> **TASK**
Copy the lines below as they are; omit the images they contain.

> **GIVEN MATERIAL**
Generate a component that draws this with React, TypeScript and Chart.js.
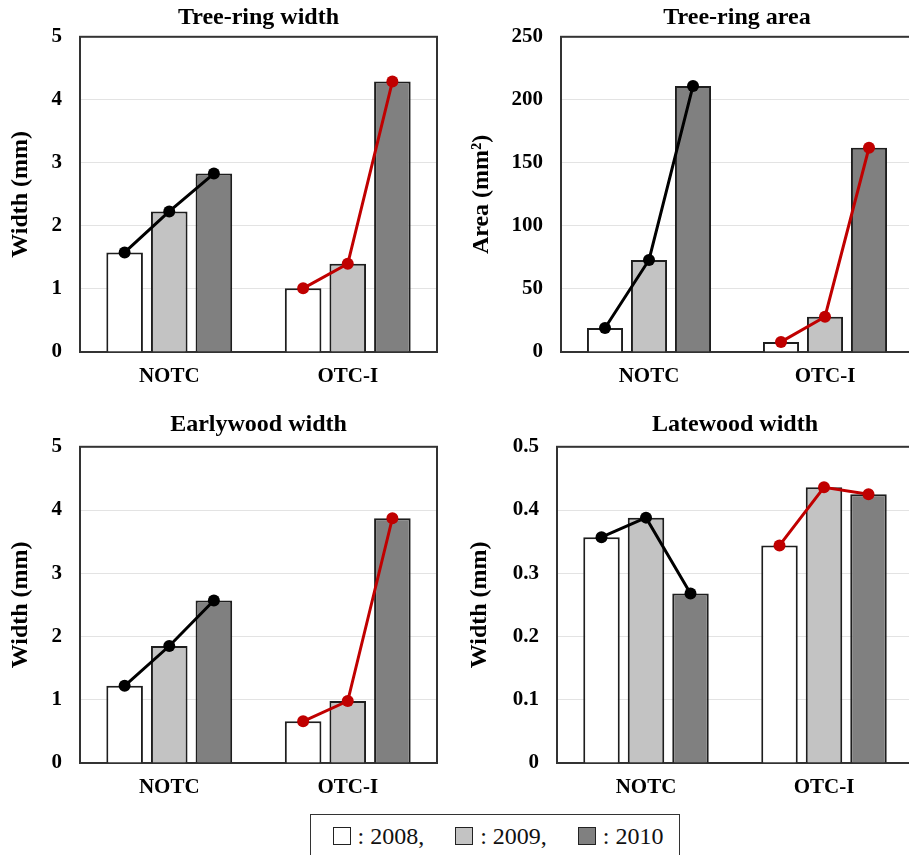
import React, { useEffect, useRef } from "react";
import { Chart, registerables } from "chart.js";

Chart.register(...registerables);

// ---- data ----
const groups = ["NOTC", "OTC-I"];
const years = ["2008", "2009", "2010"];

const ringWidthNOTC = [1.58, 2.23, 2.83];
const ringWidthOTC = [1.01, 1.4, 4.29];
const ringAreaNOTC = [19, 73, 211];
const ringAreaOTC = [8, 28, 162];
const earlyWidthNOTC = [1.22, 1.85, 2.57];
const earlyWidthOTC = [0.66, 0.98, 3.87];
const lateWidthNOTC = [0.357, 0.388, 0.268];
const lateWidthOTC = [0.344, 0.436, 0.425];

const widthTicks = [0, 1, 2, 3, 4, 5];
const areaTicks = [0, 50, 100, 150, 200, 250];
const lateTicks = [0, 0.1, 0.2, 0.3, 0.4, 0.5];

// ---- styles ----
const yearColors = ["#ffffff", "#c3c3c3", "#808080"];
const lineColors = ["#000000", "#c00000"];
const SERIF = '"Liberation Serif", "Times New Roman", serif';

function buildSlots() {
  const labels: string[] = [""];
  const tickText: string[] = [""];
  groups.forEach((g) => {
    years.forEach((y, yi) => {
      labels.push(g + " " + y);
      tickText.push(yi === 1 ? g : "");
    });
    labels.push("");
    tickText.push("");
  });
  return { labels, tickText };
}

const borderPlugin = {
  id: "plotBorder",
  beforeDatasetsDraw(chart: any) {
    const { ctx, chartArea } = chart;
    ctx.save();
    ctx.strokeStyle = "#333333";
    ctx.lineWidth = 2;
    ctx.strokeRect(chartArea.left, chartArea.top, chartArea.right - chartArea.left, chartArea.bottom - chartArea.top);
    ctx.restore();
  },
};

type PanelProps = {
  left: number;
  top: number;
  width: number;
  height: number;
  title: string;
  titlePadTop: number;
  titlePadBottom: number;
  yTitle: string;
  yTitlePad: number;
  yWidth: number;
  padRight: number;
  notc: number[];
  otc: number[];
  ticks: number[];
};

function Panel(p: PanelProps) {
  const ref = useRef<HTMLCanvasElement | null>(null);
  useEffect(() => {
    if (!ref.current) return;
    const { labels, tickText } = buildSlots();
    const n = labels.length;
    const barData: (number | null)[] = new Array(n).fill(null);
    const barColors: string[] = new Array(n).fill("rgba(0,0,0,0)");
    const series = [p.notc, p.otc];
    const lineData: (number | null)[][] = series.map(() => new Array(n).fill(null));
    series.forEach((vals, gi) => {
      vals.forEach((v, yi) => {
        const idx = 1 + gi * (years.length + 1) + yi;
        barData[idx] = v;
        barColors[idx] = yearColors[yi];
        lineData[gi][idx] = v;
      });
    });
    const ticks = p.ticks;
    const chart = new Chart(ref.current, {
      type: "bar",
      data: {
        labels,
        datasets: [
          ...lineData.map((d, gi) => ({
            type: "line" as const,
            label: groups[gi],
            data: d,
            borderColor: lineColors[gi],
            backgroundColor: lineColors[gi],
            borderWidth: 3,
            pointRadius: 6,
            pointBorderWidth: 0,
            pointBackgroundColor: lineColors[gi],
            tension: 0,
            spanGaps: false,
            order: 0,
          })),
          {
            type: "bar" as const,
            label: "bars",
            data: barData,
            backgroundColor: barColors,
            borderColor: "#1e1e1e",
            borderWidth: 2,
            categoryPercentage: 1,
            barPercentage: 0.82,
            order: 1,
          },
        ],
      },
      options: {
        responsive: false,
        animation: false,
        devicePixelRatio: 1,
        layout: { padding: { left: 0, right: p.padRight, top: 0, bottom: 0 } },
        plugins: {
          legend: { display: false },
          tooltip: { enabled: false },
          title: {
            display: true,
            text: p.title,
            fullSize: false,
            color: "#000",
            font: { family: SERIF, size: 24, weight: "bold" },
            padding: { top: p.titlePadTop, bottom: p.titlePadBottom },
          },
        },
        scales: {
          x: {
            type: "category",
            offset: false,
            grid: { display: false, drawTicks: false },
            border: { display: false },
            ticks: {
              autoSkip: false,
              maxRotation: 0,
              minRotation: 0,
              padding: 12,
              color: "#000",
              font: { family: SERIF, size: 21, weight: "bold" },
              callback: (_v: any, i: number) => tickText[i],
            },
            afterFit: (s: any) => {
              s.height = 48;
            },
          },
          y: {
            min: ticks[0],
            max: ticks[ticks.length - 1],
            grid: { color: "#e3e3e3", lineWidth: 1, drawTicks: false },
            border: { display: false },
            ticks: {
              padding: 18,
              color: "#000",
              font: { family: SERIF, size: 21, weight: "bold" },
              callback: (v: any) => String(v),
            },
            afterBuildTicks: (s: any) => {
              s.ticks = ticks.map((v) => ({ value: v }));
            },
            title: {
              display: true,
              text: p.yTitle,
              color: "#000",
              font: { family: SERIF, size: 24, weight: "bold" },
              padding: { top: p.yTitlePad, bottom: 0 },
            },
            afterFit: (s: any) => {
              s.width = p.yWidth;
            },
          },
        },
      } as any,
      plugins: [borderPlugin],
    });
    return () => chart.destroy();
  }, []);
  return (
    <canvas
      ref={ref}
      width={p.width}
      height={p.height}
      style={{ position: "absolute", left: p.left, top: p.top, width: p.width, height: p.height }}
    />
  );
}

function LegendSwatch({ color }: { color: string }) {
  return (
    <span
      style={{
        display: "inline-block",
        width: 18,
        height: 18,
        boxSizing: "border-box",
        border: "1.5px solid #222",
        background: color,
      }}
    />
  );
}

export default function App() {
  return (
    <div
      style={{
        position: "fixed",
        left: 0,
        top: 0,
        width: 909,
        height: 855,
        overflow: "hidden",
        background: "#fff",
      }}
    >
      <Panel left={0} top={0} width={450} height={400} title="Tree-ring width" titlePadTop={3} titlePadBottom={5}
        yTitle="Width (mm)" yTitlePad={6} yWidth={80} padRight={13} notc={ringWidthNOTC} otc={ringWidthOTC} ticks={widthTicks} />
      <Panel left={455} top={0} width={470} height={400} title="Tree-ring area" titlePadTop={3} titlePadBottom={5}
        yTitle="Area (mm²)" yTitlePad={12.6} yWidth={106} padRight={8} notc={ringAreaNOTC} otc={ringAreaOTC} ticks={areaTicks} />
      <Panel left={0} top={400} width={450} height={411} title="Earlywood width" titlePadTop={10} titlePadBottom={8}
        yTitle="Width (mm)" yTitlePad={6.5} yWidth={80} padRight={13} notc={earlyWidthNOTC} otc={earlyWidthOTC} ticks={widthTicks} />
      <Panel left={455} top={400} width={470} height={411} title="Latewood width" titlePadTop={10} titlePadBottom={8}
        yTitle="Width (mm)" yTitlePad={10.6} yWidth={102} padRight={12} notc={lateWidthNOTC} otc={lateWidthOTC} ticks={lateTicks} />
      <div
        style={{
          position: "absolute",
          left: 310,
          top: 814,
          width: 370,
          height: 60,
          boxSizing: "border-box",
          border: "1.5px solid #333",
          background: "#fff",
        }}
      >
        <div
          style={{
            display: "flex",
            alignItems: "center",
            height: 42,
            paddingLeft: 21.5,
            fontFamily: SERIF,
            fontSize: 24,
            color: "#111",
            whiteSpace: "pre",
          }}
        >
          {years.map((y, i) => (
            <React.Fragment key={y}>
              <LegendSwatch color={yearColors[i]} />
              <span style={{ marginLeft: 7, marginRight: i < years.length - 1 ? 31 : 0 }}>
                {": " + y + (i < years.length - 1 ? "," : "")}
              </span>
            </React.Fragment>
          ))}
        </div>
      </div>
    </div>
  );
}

> **OUTPUT**
Generate a component that draws this with React, TypeScript and Chart.js.
import React, { useEffect, useRef } from "react";
import { Chart, registerables } from "chart.js";

Chart.register(...registerables);

// ---- data ----
const groups = ["NOTC", "OTC-I"];
const years = ["2008", "2009", "2010"];

const ringWidthNOTC = [1.58, 2.23, 2.83];
const ringWidthOTC = [1.01, 1.4, 4.29];
const ringAreaNOTC = [19, 73, 211];
const ringAreaOTC = [8, 28, 162];
const earlyWidthNOTC = [1.22, 1.85, 2.57];
const earlyWidthOTC = [0.66, 0.98, 3.87];
const lateWidthNOTC = [0.357, 0.388, 0.268];
const lateWidthOTC = [0.344, 0.436, 0.425];

const widthTicks = [0, 1, 2, 3, 4, 5];
const areaTicks = [0, 50, 100, 150, 200, 250];
const lateTicks = [0, 0.1, 0.2, 0.3, 0.4, 0.5];

// ---- styles ----
const yearColors = ["#ffffff", "#c3c3c3", "#808080"];
const lineColors = ["#000000", "#c00000"];
const SERIF = '"Liberation Serif", "Times New Roman", serif';

function buildSlots() {
  const labels: string[] = [""];
  const tickText: string[] = [""];
  groups.forEach((g) => {
    years.forEach((y, yi) => {
      labels.push(g + " " + y);
      tickText.push(yi === 1 ? g : "");
    });
    labels.push("");
    tickText.push("");
  });
  return { labels, tickText };
}

const borderPlugin = {
  id: "plotBorder",
  beforeDatasetsDraw(chart: any) {
    const { ctx, chartArea } = chart;
    ctx.save();
    ctx.strokeStyle = "#333333";
    ctx.lineWidth = 2;
    ctx.strokeRect(chartArea.left, chartArea.top, chartArea.right - chartArea.left, chartArea.bottom - chartArea.top);
    ctx.restore();
  },
};

type PanelProps = {
  left: number;
  top: number;
  width: number;
  height: number;
  title: string;
  titlePadTop: number;
  titlePadBottom: number;
  yTitle: string;
  yTitlePad: number;
  yWidth: number;
  padRight: number;
  notc: number[];
  otc: number[];
  ticks: number[];
};

function Panel(p: PanelProps) {
  const ref = useRef<HTMLCanvasElement | null>(null);
  useEffect(() => {
    if (!ref.current) return;
    const { labels, tickText } = buildSlots();
    const n = labels.length;
    const barData: (number | null)[] = new Array(n).fill(null);
    const barColors: string[] = new Array(n).fill("rgba(0,0,0,0)");
    const series = [p.notc, p.otc];
    const lineData: (number | null)[][] = series.map(() => new Array(n).fill(null));
    series.forEach((vals, gi) => {
      vals.forEach((v, yi) => {
        const idx = 1 + gi * (years.length + 1) + yi;
        barData[idx] = v;
        barColors[idx] = yearColors[yi];
        lineData[gi][idx] = v;
      });
    });
    const ticks = p.ticks;
    const chart = new Chart(ref.current, {
      type: "bar",
      data: {
        labels,
        datasets: [
          ...lineData.map((d, gi) => ({
            type: "line" as const,
            label: groups[gi],
            data: d,
            borderColor: lineColors[gi],
            backgroundColor: lineColors[gi],
            borderWidth: 3,
            pointRadius: 6,
            pointBorderWidth: 0,
            pointBackgroundColor: lineColors[gi],
            tension: 0,
            spanGaps: false,
            order: 0,
          })),
          {
            type: "bar" as const,
            label: "bars",
            data: barData,
            backgroundColor: barColors,
            borderColor: "#1e1e1e",
            borderWidth: 2,
            categoryPercentage: 1,
            barPercentage: 0.82,
            order: 1,
          },
        ],
      },
      options: {
        responsive: false,
        animation: false,
        devicePixelRatio: 1,
        layout: { padding: { left: 0, right: p.padRight, top: 0, bottom: 0 } },
        plugins: {
          legend: { display: false },
          tooltip: { enabled: false },
          title: {
            display: true,
            text: p.title,
            fullSize: false,
            color: "#000",
            font: { family: SERIF, size: 24, weight: "bold" },
            padding: { top: p.titlePadTop, bottom: p.titlePadBottom },
          },
        },
        scales: {
          x: {
            type: "category",
            offset: false,
            grid: { display: false, drawTicks: false },
            border: { display: false },
            ticks: {
              autoSkip: false,
              maxRotation: 0,
              minRotation: 0,
              padding: 12,
              color: "#000",
              font: { family: SERIF, size: 21, weight: "bold" },
              callback: (_v: any, i: number) => tickText[i],
            },
            afterFit: (s: any) => {
              s.height = 48;
            },
          },
          y: {
            min: ticks[0],
            max: ticks[ticks.length - 1],
            grid: { color: "#e3e3e3", lineWidth: 1, drawTicks: false },
            border: { display: false },
            ticks: {
              padding: 18,
              color: "#000",
              font: { family: SERIF, size: 21, weight: "bold" },
              callback: (v: any) => String(v),
            },
            afterBuildTicks: (s: any) => {
              s.ticks = ticks.map((v) => ({ value: v }));
            },
            title: {
              display: true,
              text: p.yTitle,
              color: "#000",
              font: { family: SERIF, size: 24, weight: "bold" },
              padding: { top: p.yTitlePad, bottom: 0 },
            },
            afterFit: (s: any) => {
              s.width = p.yWidth;
            },
          },
        },
      } as any,
      plugins: [borderPlugin],
    });
    return () => chart.destroy();
  }, []);
  return (
    <canvas
      ref={ref}
      width={p.width}
      height={p.height}
      style={{ position: "absolute", left: p.left, top: p.top, width: p.width, height: p.height }}
    />
  );
}

function LegendSwatch({ color }: { color: string }) {
  return (
    <span
      style={{
        display: "inline-block",
        width: 18,
        height: 18,
        boxSizing: "border-box",
        border: "1.5px solid #222",
        background: color,
      }}
    />
  );
}

export default function App() {
  return (
    <div
      style={{
        position: "fixed",
        left: 0,
        top: 0,
        width: 909,
        height: 855,
        overflow: "hidden",
        background: "#fff",
      }}
    >
      <Panel left={0} top={0} width={450} height={400} title="Tree-ring width" titlePadTop={3} titlePadBottom={5}
        yTitle="Width (mm)" yTitlePad={6} yWidth={80} padRight={13} notc={ringWidthNOTC} otc={ringWidthOTC} ticks={widthTicks} />
      <Panel left={455} top={0} width={470} height={400} title="Tree-ring area" titlePadTop={3} titlePadBottom={5}
        yTitle="Area (mm²)" yTitlePad={12.6} yWidth={106} padRight={8} notc={ringAreaNOTC} otc={ringAreaOTC} ticks={areaTicks} />
      <Panel left={0} top={400} width={450} height={411} title="Earlywood width" titlePadTop={10} titlePadBottom={8}
        yTitle="Width (mm)" yTitlePad={6.5} yWidth={80} padRight={13} notc={earlyWidthNOTC} otc={earlyWidthOTC} ticks={widthTicks} />
      <Panel left={455} top={400} width={470} height={411} title="Latewood width" titlePadTop={10} titlePadBottom={8}
        yTitle="Width (mm)" yTitlePad={10.6} yWidth={102} padRight={12} notc={lateWidthNOTC} otc={lateWidthOTC} ticks={lateTicks} />
      <div
        style={{
          position: "absolute",
          left: 310,
          top: 814,
          width: 370,
          height: 60,
          boxSizing: "border-box",
          border: "1.5px solid #333",
          background: "#fff",
        }}
      >
        <div
          style={{
            display: "flex",
            alignItems: "center",
            height: 42,
            paddingLeft: 21.5,
            fontFamily: SERIF,
            fontSize: 24,
            color: "#111",
            whiteSpace: "pre",
          }}
        >
          {years.map((y, i) => (
            <React.Fragment key={y}>
              <LegendSwatch color={yearColors[i]} />
              <span style={{ marginLeft: 7, marginRight: i < years.length - 1 ? 31 : 0 }}>
                {": " + y + (i < years.length - 1 ? "," : "")}
              </span>
            </React.Fragment>
          ))}
        </div>
      </div>
    </div>
  );
}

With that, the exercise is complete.